At any time in the second half of the eighteenth century, a limited number of Liverpool and Bristol firms dominated particular ports in the Bight of Biafra. Probably no more than fifteen or so commercial houses were operating at any one
time, with usually twice as many from Liverpool as Bristol. At Old Calabar, partnerships headed by William Whaley and Edward Forbes of Liverpool and James Laroche of Bristol controlled much of the early trade in the 1740s and 1750s.
William Davenport, who has left some of the most detailed accounts for the eighteenth-century trade, was a major Liverpool trader from 1757 to 1784 and perhaps the largest single British trader at Old Calabar in the period 1768-1774.25
Davenport had been apprenticed to Whaley in the 1740s, and the Whaley Davenport connection with Old Calabar was to continue into the 1770s and beyond through other Liverpool merchants. By 1785-1795, Liverpool merchants John,
James, and William Gregson and Thomas and William Earle and Bristol merchant James Rogers were the leading traders to the port. Members of the Earle family had earlier been partners with Davenport, and the Earles continued to trade into the early nineteenth century. Moreover, another continuity in the concentration of commercial knowledge of trade at the port is evident in the close association of Sir James Laroche, member of Parliament and nephew of the Bristol merchant of the 1750s, with James Rogers, at least before Rogers went bankrupt in 1793.

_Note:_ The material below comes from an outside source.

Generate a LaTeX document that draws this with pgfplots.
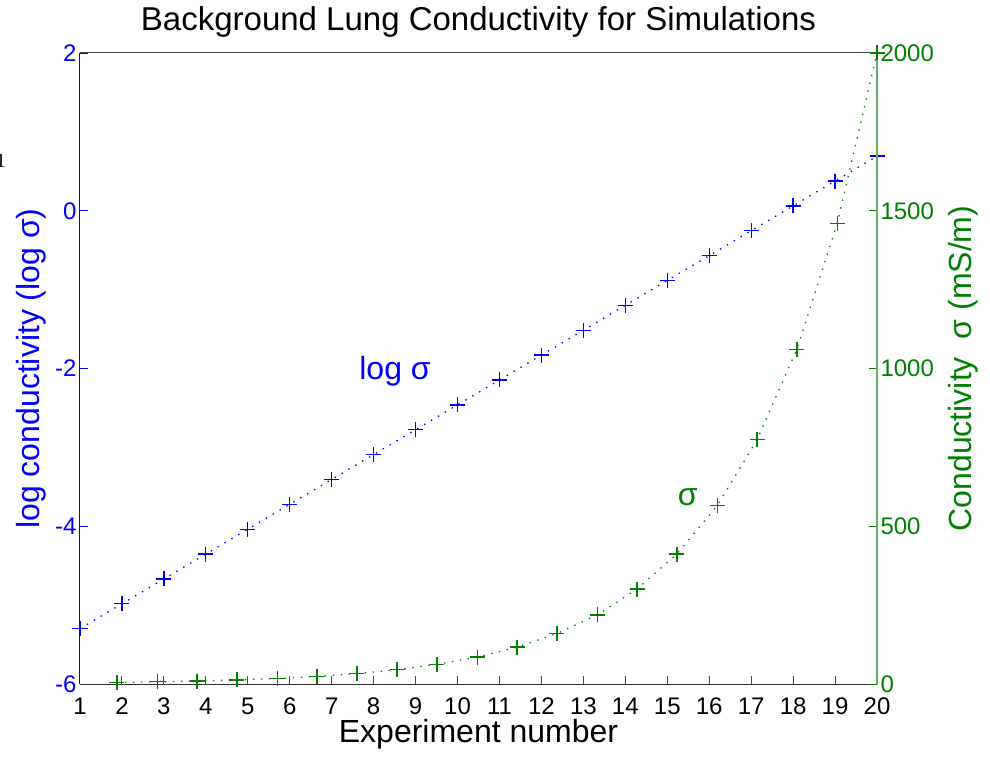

Although the evidence is more patchy, the pattern of local merchant participation in the slave trade at Old Calabar appears to have mirrored that at British ports. A few Old Calabar merchant families, descended from the original Ibibio-speaking settlers but adopting a new ethnic name, Efik, dominated the African side of the trade. For most of the seventeenth century, when the scale of the slave trade was
not very large, the principal settlement was at Creek Town (Obio Oko), but other wards or "towns" were founded, the most important of which were Old Town (Obutong), Duke Town (Atakpa or New Town), and Henshaw Town. By the end of the seventeenth century, Old Town, where the Robin family was dominant, appears to have emerged as the leading commercial ward, and it remained so until the middle of the eighteenth century.
Old Town was located on the Calabar River downstream from Creek Town and was therefore in a better location to serve slave ships. Another trader active in the 1690s, Ephraim Duke, may have been the founder of the Duke family, which was initially resident at Creek Town but which established its ward, New Town or Duke Town, a few kilometers downstream from Old Town, apparently in 1748, and became a serious rival to Old Town as the slave trade expanded.26
By the last third of the century, there were at least thirty local traders at Old Calabar who were active in the slave trade; they are mentioned in a diary kept by Antera Duke (Ntiero Edem Efiom), fragments of which have survived for 1785-1788. As many as half of these merchants were supplying slaves to British ships in the late 1760s, and each was associated with one of the Old Calabar wards. Prominent among them were Eyo Nsa of Creek Town, Tommy Henshaw of Henshaw Town, and Egbo Young, Antera Duke, and Edem Ekpo and his son,
Edem Efiam (both known as Duke Ephraim) of Duke Town.29 Moreover, several of those active in 1785-1788 remained involved in slaving beyond 1800.
When Edem Ekpo died in 1786, his son not only took his commercial name, Duke Ephraim, but also continued the business. Indeed, the continuity in names is one indication that merchants were succeeded by their descendants.
It appears, then, that a few trading houses controlled slave exports from Old Calabar between 1750 and 1807, just as a relatively small number of Bristol and Liverpool merchants and their agents or ship captains tended to dominate European trade with the port.
In this respect, at least, slave trading activities and credit relations at Old Calabar may have become embedded in social relations.
More specifically, they may have come to resemble a situation described by Mark Granovetter in which agents had recurrent dealings with each other and might be assumed to rely on their past record of dealings to determine whether "a particular
other may be expected to deal honestly." It is important, therefore, to try to assess the degree to which trust permeated commercial relations at Old Calabar after 1740.